Stated exercise: Begin at the first line of the data and copy each line through the one containing "import plotly.graph_objects as go", that line included, with no pictures.

Supplied information:
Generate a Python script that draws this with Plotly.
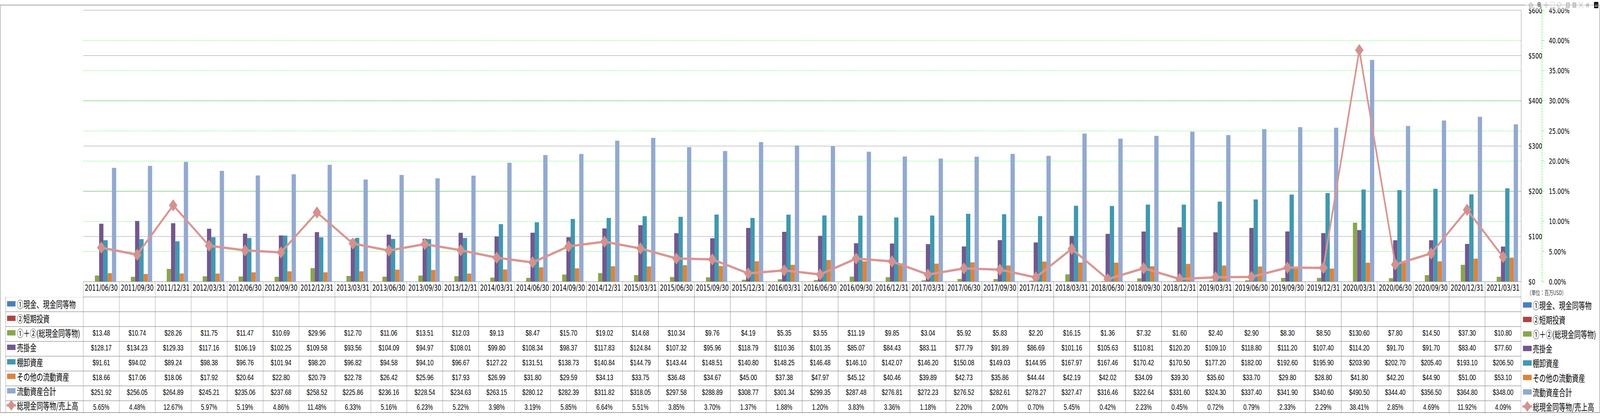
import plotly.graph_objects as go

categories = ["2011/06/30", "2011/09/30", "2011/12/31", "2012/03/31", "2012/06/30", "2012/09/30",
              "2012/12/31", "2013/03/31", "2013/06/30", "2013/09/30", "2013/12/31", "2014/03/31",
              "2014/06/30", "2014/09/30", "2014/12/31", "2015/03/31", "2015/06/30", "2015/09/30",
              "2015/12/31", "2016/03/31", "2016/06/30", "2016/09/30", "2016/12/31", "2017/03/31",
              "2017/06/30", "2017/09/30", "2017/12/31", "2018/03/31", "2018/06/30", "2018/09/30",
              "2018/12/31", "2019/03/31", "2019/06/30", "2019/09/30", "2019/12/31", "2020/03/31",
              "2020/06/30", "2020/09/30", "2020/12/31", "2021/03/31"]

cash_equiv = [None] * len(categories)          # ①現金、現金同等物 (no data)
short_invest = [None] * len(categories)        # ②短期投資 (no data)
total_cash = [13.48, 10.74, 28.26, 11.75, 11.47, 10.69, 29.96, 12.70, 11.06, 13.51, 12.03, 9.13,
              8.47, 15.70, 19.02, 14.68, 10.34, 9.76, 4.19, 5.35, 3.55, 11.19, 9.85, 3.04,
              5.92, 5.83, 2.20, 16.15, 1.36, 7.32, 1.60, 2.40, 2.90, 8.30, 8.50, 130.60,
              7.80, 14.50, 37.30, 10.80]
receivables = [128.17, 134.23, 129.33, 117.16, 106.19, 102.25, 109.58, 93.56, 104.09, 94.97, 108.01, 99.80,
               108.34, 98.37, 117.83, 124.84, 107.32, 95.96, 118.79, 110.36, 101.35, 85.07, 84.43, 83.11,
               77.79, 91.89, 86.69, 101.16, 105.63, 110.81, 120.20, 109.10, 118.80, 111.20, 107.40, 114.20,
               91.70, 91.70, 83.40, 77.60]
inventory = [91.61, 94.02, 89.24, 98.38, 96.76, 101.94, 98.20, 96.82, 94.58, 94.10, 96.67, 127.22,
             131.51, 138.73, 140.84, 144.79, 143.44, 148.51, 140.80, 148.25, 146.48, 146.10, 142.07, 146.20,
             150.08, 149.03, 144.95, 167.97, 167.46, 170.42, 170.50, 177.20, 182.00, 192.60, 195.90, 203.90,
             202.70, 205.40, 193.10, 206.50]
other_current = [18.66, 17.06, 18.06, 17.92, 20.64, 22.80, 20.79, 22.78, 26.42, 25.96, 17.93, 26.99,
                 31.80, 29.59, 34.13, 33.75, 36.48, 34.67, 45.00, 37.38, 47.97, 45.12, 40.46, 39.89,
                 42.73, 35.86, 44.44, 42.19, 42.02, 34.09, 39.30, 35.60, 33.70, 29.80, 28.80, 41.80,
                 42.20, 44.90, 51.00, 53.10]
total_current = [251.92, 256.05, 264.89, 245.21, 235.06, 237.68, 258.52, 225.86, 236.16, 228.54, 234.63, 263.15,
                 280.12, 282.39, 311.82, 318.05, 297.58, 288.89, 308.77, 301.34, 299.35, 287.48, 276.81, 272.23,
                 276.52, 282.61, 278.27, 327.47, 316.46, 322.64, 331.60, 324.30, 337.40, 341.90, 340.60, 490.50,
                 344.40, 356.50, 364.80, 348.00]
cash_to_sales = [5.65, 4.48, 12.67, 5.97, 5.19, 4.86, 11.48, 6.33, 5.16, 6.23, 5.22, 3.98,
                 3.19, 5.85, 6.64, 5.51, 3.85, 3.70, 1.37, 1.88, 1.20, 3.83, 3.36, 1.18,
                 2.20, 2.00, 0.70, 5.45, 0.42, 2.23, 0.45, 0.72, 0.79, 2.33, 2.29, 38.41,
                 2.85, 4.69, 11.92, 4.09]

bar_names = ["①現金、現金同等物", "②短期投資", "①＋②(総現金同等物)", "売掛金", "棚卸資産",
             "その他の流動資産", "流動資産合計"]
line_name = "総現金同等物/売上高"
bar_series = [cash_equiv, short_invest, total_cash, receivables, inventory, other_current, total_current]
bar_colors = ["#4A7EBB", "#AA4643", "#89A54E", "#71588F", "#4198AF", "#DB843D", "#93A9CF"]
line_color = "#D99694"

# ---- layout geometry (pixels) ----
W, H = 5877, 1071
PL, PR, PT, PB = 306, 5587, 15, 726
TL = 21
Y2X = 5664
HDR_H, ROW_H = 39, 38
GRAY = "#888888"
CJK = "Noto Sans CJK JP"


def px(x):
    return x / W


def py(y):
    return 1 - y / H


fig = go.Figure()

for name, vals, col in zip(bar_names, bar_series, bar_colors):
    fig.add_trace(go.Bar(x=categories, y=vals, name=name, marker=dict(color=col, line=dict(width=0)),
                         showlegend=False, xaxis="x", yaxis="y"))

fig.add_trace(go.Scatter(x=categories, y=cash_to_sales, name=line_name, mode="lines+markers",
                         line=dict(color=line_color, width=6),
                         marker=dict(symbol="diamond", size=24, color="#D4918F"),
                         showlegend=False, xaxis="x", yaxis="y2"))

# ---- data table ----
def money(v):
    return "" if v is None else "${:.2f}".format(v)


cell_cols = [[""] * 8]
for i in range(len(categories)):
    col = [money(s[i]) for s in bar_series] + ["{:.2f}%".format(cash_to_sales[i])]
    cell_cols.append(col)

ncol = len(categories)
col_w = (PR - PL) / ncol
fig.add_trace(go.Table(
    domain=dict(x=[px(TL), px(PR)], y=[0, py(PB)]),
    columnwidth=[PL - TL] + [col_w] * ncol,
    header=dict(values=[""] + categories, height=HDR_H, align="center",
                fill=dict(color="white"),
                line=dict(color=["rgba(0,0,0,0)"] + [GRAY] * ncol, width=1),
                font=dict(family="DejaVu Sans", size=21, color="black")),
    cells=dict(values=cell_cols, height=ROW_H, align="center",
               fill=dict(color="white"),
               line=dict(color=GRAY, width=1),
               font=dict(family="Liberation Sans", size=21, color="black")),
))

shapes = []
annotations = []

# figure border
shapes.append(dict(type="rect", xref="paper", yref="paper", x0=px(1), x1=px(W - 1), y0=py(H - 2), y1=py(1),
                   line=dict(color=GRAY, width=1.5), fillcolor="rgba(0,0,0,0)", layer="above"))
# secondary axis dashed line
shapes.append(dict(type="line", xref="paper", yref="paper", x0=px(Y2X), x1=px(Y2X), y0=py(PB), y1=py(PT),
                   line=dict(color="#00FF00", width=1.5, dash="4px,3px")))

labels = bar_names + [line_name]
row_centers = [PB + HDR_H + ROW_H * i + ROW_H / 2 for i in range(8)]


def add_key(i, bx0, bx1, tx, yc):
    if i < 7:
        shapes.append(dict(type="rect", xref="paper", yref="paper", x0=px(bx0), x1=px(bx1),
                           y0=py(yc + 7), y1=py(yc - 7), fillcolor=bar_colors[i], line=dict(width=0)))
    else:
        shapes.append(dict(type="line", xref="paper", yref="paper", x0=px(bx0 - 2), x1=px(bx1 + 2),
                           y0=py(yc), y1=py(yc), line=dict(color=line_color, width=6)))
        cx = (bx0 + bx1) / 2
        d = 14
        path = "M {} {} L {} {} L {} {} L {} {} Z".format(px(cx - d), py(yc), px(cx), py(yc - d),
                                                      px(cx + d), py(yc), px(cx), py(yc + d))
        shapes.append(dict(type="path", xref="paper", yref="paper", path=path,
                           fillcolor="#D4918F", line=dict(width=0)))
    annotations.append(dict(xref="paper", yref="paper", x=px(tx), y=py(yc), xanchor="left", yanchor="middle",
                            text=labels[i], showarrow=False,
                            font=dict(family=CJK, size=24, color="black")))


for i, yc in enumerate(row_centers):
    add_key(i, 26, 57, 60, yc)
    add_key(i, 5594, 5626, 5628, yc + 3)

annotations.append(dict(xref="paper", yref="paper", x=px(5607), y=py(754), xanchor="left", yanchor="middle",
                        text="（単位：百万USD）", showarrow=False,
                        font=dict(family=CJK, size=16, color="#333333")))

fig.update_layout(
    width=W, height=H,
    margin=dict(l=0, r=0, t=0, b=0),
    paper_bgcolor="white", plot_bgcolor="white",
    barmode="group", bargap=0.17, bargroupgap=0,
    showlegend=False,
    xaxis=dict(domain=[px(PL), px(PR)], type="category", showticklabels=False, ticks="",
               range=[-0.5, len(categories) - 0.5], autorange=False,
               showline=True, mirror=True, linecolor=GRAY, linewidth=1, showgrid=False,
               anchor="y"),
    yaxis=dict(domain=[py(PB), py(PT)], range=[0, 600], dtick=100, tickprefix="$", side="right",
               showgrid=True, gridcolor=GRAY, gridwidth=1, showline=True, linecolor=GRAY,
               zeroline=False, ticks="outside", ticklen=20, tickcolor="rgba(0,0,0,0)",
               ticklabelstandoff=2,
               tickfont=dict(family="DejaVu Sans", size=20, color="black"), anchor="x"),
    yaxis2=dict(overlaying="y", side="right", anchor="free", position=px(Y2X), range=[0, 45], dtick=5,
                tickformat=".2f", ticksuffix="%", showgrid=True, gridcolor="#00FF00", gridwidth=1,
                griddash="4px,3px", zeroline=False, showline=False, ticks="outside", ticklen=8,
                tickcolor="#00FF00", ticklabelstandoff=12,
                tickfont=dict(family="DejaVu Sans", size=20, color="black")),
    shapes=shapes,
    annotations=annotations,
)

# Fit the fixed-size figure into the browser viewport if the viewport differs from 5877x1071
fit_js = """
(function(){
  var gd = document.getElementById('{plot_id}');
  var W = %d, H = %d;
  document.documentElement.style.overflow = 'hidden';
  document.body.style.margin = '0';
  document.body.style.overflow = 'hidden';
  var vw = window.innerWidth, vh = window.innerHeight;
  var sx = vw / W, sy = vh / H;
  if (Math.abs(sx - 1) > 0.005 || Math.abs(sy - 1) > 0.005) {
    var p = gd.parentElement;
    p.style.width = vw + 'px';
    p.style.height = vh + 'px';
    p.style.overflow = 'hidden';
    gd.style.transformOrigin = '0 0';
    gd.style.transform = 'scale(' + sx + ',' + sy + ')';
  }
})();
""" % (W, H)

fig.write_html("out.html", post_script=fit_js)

Answer to the problem:
Generate a Python script that draws this with Plotly.
import plotly.graph_objects as go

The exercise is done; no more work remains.